La Cancelliera parla dell’Europa che serve a lei: il problema dell’immigrazione, quello che deciderà le elezioni, si risolve con le cooperazioni con i Paesi d’origine dei migranti o con quelli di transito. Merkel rivendica quindi gli accordi europei con Mali e Niger e, soprattutto, quello più contestato, con la Turchia autoritaria di Recep Tayyp Erdogan che ha arrestato il flusso di siriani verso la Germania.
Celebra anche la Guardia costiera e Frontex, l’agenzia europea che vigila sulle frontiere anche in mare.

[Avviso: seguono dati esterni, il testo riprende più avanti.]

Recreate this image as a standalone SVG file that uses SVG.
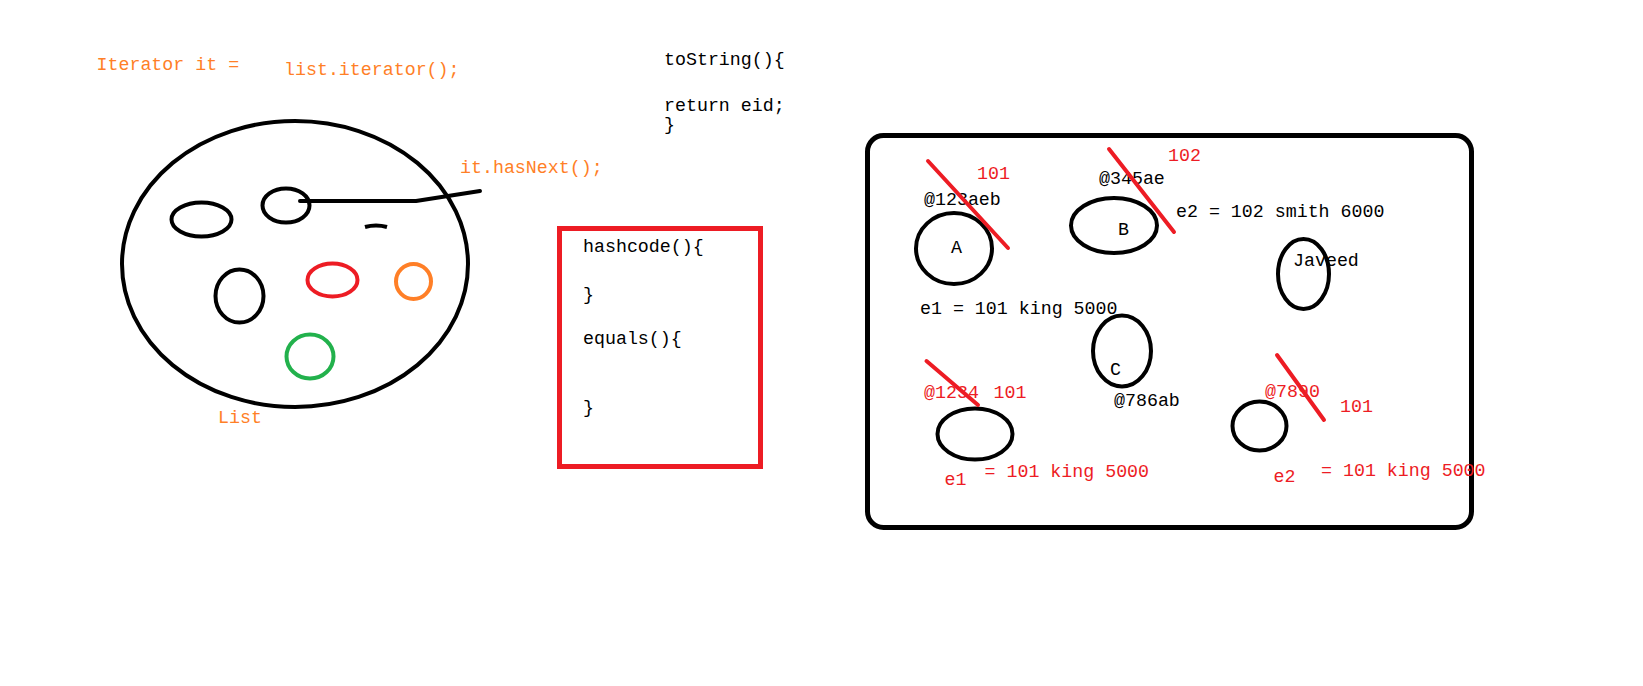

Come dire: cari tedeschi, siete sicuri. Proprio mentre parla The Intercept, la rivista di Glenn Gleenwald (quello del caso Snowden) pubblica una lunga inchiesta sui report alterati dell’agenzia europea per mascherare il fatto che intorno alla Grecia, a Chios, gli uomini di Frontex hanno sparato sulle barche cariche di migranti.
Anche Hollande non si presta più di quanto richieda la cortesia a collaborare all’operazione di immagine organizzata da Renzi. Il presidente francese ha la testa a Parigi: il suo predecessore Nicolas Sarkozy ha annunciato proprio ieri la sua ricandidatura all’Eliseo nel 2017, un pensiero in più oltre a quello dell’antieuropeista Marine Le Pen.
In conferenza stampa Hollande segue l’agenda della politica interna che ha come priorità la reazione agli attacchi terroristici: “Dobbiamo proteggere meglio le frontiere europee e condividere di più le informazioni di intelligence. Vogliamo anche maggior coordinamento, più mezzi e più risorse nel settore della difesa”, dice.
Principi su cui è difficile trovare qualcuno in disaccordo, ma che poi faticano a diventare misure concrete nel rimpallo tra Bruxelles e le capitali nazionali. Non manca un accenno all’importanza di essere “più presenti in Africa con l’Ue”. la stessa logica del migration compact italiano. Un altro vertice è andato, chiuso da una cena a base di pesce. Quello di Ventotene sarà ricordato per la scenografia, non certo per i contenuti.